No one and no one group has been spared the wrath of the current economic slump. Not surprisingly, however, the unemployment rate for blacks is much higher than that of whites and the rate of increase in unemployment for black workers has been greater than the increase for whites. Here’s a chart that shows unemployment in North Carolina by race since the recession began through the most recent quarter and even into the 2nd quarter of 2010 when unemployment is expected to peak (using Moodys.com projections).
The unemployment rate for blacks when the recession began (4th quarter 2007) was 8.2%. By the 3rd quarter of 2009 that rate had climbed to 14.9%, an increase of 5.9 percentage points. The unemployment rate for whites was 4.0% in the 4th quarter of 2007 and by the last quarter it had reached 9.6%, an increase of 5.6 percentage points. Otherwise stated the gap in unemployment between whites and blacks was 4.2 percentage points when the recession began and is now 4.5 percentage points.
So what are the policy implications of this? First and foremost it is critical to provide basic supports to these workers and their families. The good news is we can do that and stimulate the economy at the same time. Congress is considering extending the length of time that unemployed workers can claim unemployment benefits – this would support these families directly and every dime will be spent in local communities. For more on the campaign to convince the Congress to do this you can go here.
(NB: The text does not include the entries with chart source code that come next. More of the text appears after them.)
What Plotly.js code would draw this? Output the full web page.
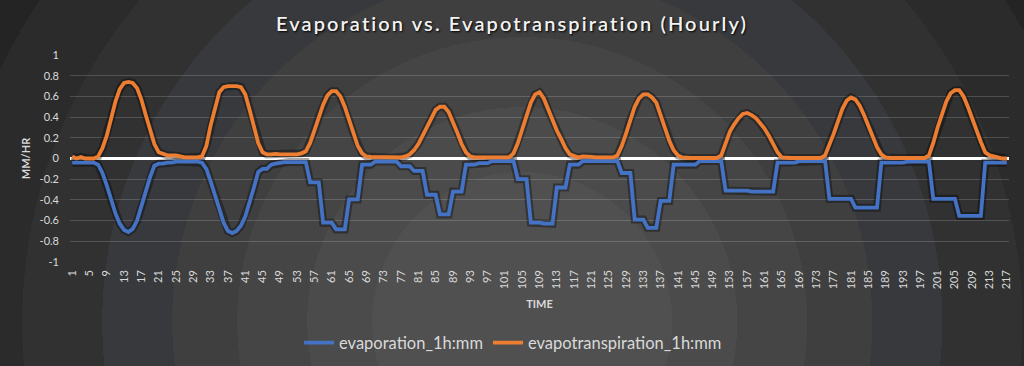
<!DOCTYPE html>
<html><head><meta charset="utf-8">
<script src="https://cdn.plot.ly/plotly-3.0.1.min.js"></script>
<style>
html,body{margin:0;padding:0;width:1024px;height:366px;overflow:hidden;background:#262626;}
#chart{width:1024px;height:366px;
background: radial-gradient(circle at 51% 88%,
 #505050 0px, #505050 150px,
 #4b4b4b 150px, #4b4b4b 215px,
 #454545 215px, #454545 285px,
 #3f3f40 285px, #3f3f40 350px,
 #37393d 350px, #37393d 420px,
 #313131 420px, #313131 500px,
 #2b2b2b 500px, #2b2b2b 580px,
 #242424 580px);}
.gtitle{letter-spacing:2.1px;}
</style></head>
<body><div id="chart"></div>
<script>
// hour index 1..217
const hours = Array.from({length:217}, (_, k) => k + 1);

const evapotranspiration = [
0.02,0.00,0.015,0.0,0.0,0.0,0.02,0.1,0.22,0.39,
0.55,0.67,0.73,0.74,0.73,0.68,0.57,0.42,0.28,0.14,
0.06,0.04,0.03,0.03,0.03,0.02,0.01,0.01,0.01,0.01,
0.02,0.12,0.32,0.5,0.64,0.69,0.7,0.7,0.7,0.69,
0.62,0.47,0.3,0.15,0.06,0.04,0.04,0.045,0.04,0.04,
0.04,0.04,0.04,0.05,0.07,0.15,0.27,0.4,0.52,0.61,
0.65,0.65,0.6,0.5,0.37,0.24,0.12,0.05,0.02,0.015,
0.015,0.01,0.01,0.01,0.01,0.01,0.01,0.02,0.04,0.08,
0.14,0.22,0.31,0.4,0.47,0.5,0.5,0.45,0.36,0.25,
0.14,0.06,0.02,0.01,0.01,0.01,0.01,0.01,0.01,0.01,
0.01,0.01,0.05,0.15,0.28,0.42,0.54,0.62,0.64,0.58,
0.47,0.36,0.27,0.19,0.1,0.04,0.02,0.01,0.02,0.02,
0.015,0.01,0.01,0.01,0.01,0.01,0.03,0.12,0.24,0.38,
0.5,0.58,0.62,0.62,0.59,0.54,0.42,0.3,0.17,0.08,
0.03,0.01,0.005,0.005,0.005,0.005,0.005,0.005,0.005,0.005,
0.03,0.15,0.26,0.33,0.39,0.43,0.44,0.42,0.39,0.34,
0.29,0.22,0.14,0.06,0.01,0.005,0.005,0.005,0.005,0.005,
0.005,0.005,0.005,0.005,0.03,0.13,0.24,0.36,0.48,0.56,
0.59,0.57,0.51,0.42,0.32,0.21,0.11,0.04,0.01,0.005,
0.005,0.005,0.005,0.005,0.005,0.005,0.005,0.005,0.03,0.15,
0.3,0.44,0.55,0.63,0.66,0.66,0.6,0.5,0.38,0.27,
0.16,0.06,0.03,0.02,0.01,0.0,0.0
];

const evaporation = [
-0.04,-0.04,-0.04,-0.04,-0.04,-0.04,-0.06,-0.14,-0.26,-0.4,
-0.53,-0.63,-0.69,-0.71,-0.68,-0.6,-0.47,-0.32,-0.18,-0.07,
-0.05,-0.05,-0.04,-0.04,-0.03,-0.03,-0.03,-0.03,-0.03,-0.03,
-0.04,-0.1,-0.22,-0.36,-0.5,-0.62,-0.7,-0.72,-0.7,-0.65,
-0.56,-0.43,-0.28,-0.13,-0.1,-0.1,-0.06,-0.05,-0.04,-0.035,
-0.035,-0.035,-0.035,-0.035,-0.035,-0.23,-0.23,-0.23,-0.62,-0.62,
-0.62,-0.685,-0.685,-0.685,-0.395,-0.395,-0.395,-0.06,-0.06,-0.06,
-0.03,-0.03,-0.03,-0.03,-0.03,-0.03,-0.075,-0.075,-0.075,-0.12,
-0.12,-0.12,-0.35,-0.35,-0.35,-0.54,-0.54,-0.54,-0.32,-0.32,
-0.32,-0.06,-0.06,-0.06,-0.045,-0.045,-0.045,-0.025,-0.025,-0.025,
-0.025,-0.025,-0.025,-0.2,-0.2,-0.2,-0.62,-0.62,-0.62,-0.63,
-0.63,-0.63,-0.28,-0.28,-0.28,-0.06,-0.06,-0.06,-0.025,-0.025,
-0.025,-0.025,-0.025,-0.025,-0.025,-0.025,-0.025,-0.14,-0.14,-0.14,
-0.59,-0.59,-0.59,-0.67,-0.67,-0.67,-0.41,-0.41,-0.41,-0.06,
-0.06,-0.06,-0.06,-0.06,-0.06,-0.025,-0.025,-0.025,-0.025,-0.025,
-0.025,-0.31,-0.31,-0.31,-0.31,-0.31,-0.31,-0.32,-0.32,-0.32,
-0.32,-0.32,-0.32,-0.04,-0.04,-0.04,-0.04,-0.04,-0.025,-0.025,
-0.025,-0.025,-0.025,-0.025,-0.025,-0.39,-0.39,-0.39,-0.39,-0.39,
-0.39,-0.475,-0.475,-0.475,-0.475,-0.475,-0.475,-0.04,-0.04,-0.04,
-0.04,-0.04,-0.04,-0.03,-0.03,-0.03,-0.03,-0.03,-0.03,-0.39,
-0.39,-0.39,-0.39,-0.39,-0.39,-0.555,-0.555,-0.555,-0.555,-0.555,
-0.555,-0.04,-0.04,-0.04,-0.04,-0.04,-0.04
];

const yTickVals = [1,0.8,0.6,0.4,0.2,0,-0.2,-0.4,-0.6,-0.8,-1];
const yTickText = ["1","0.8","0.6","0.4","0.2","0","-0.2","-0.4","-0.6","-0.8","-1"];
const xTickVals = hours.filter(h => (h - 1) % 4 === 0);
const xTickText = xTickVals.map(String);

const names = ["evaporation_1h:mm", "evapotranspiration_1h:mm"];
const colors = ["#4472C4", "#ED7D31"];
const series = [evaporation, evapotranspiration];

const traces = [];
series.forEach((s, k) => {
  traces.push({x: hours, y: s, type: "scatter", mode: "lines", showlegend: false, hoverinfo: "skip",
    line: {color: "rgba(0,0,0,0.35)", width: 8, shape: "linear"}});
});
series.forEach((s, k) => {
  traces.push({x: hours, y: s, type: "scatter", mode: "lines", name: names[k],
    line: {color: colors[k], width: 3.8, shape: "linear"}});
});

const font = "Lato, 'Open Sans', sans-serif";
const layout = {
  width: 1024, height: 366,
  paper_bgcolor: "rgba(0,0,0,0)", plot_bgcolor: "rgba(0,0,0,0)",
  margin: {l: 70, r: 15, t: 55, b: 104, pad: 0, autoexpand: false},
  title: {text: "Evaporation vs. Evapotranspiration (Hourly)", x: 0.5, xanchor: "center", y: 0.935, yanchor: "middle",
    font: {family: font, size: 20, color: "#f2f2f2", weight: 600, shadow: "1px 1px 2px #000"}},
  xaxis: {range: [0.5, 217.5], tickmode: "array", tickvals: xTickVals, ticktext: xTickText,
    tickangle: -90, showgrid: false, zeroline: false, showline: false, ticks: "",
    tickfont: {family: font, size: 11, color: "#d9d9d9"}, ticklabelstandoff: 5,
    automargin: false,
    title: {text: "TIME", standoff: 11, font: {family: font, size: 11, color: "#d9d9d9", weight: 700}}},
  yaxis: {range: [-1, 1], tickmode: "array", tickvals: yTickVals, ticktext: yTickText,
    showgrid: true, gridcolor: "rgba(255,255,255,0.17)", gridwidth: 1,
    zeroline: true, zerolinecolor: "#ffffff", zerolinewidth: 3, showline: false, ticks: "",
    tickfont: {family: font, size: 11, color: "#d9d9d9"}, ticklabelstandoff: 10,
    automargin: false,
    title: {text: "MM/HR", standoff: 6, font: {family: font, size: 11, color: "#d9d9d9", weight: 700}}},
  legend: {orientation: "h", xref: "container", yref: "container", x: 0.501, xanchor: "center", y: 0.063, yanchor: "middle",
    font: {family: font, size: 16.5, color: "#d9d9d9"}, bgcolor: "rgba(0,0,0,0)",
    itemwidth: 30, traceorder: "normal"},
  showlegend: true
};

Plotly.newPlot("chart", traces, layout, {displayModeBar: false, staticPlot: true});
</script>
</body></html>
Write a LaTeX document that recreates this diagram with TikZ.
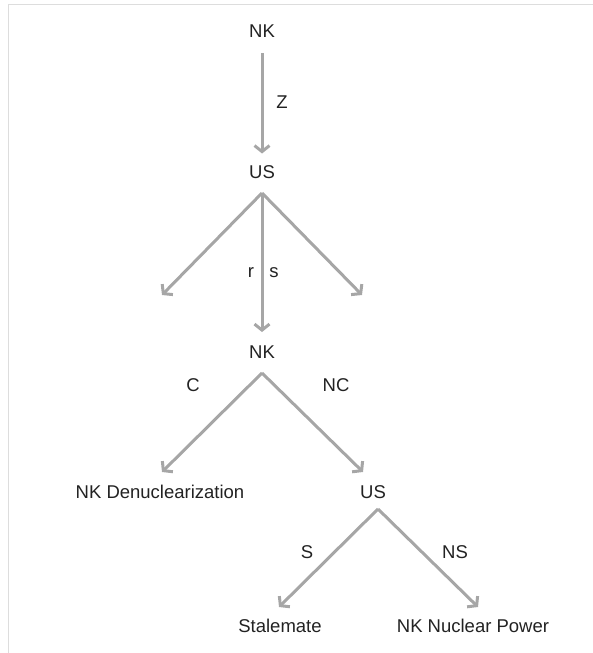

Next to job creation which is a much trickier subject although there are plenty of ideas out there. Americans don’t seem quite ready to discuss the need for an old-fashioned yet very efficient WPA style public employment surge so we’ll leave that one out for now. The Center for Economic Policy Research has put forward one idea for spurring private job creation that is worth considering. CEPR proposes that the federal goverment should create a job sharing tax credit that would reduce layoffs and increase labor demand. Here’s how they describe their proposal:
Job sharing is a mechanism that could maximize the employment from each dollar of stimulus. The basic point is simple: job sharing would use tax dollars to pay firms to shorten the typical workweek or work year, while keeping pay constant. If workers’ purchasing power is held constant even as they work fewer hours, then labor demand will be held constant. This should cause employers to want to hire additional workers to make up for the fewer hours worked by their incumbent work force. For example, if the firm had all of its workers putting in 5 percent fewer hours, then it should want to hire approximately 5 percent more workers. Or, alternatively, if an employer was facing the difficult decision to layoff workers, this tax credit would provide an incentive to decrease total hours worked, rather than letting individual workers go. 2 The effects of this tax incentive could be dramatic. If employers of 60 million workers reduced work hours by an average of 5 percent, then it should lead to the creation of 3 million new jobs – before taking into account any multiplier effect. In principle, these jobs could be created quickly and would be in the private sector. (A similar payment, comparable to the tax credit, could also be extended to state and local governments.)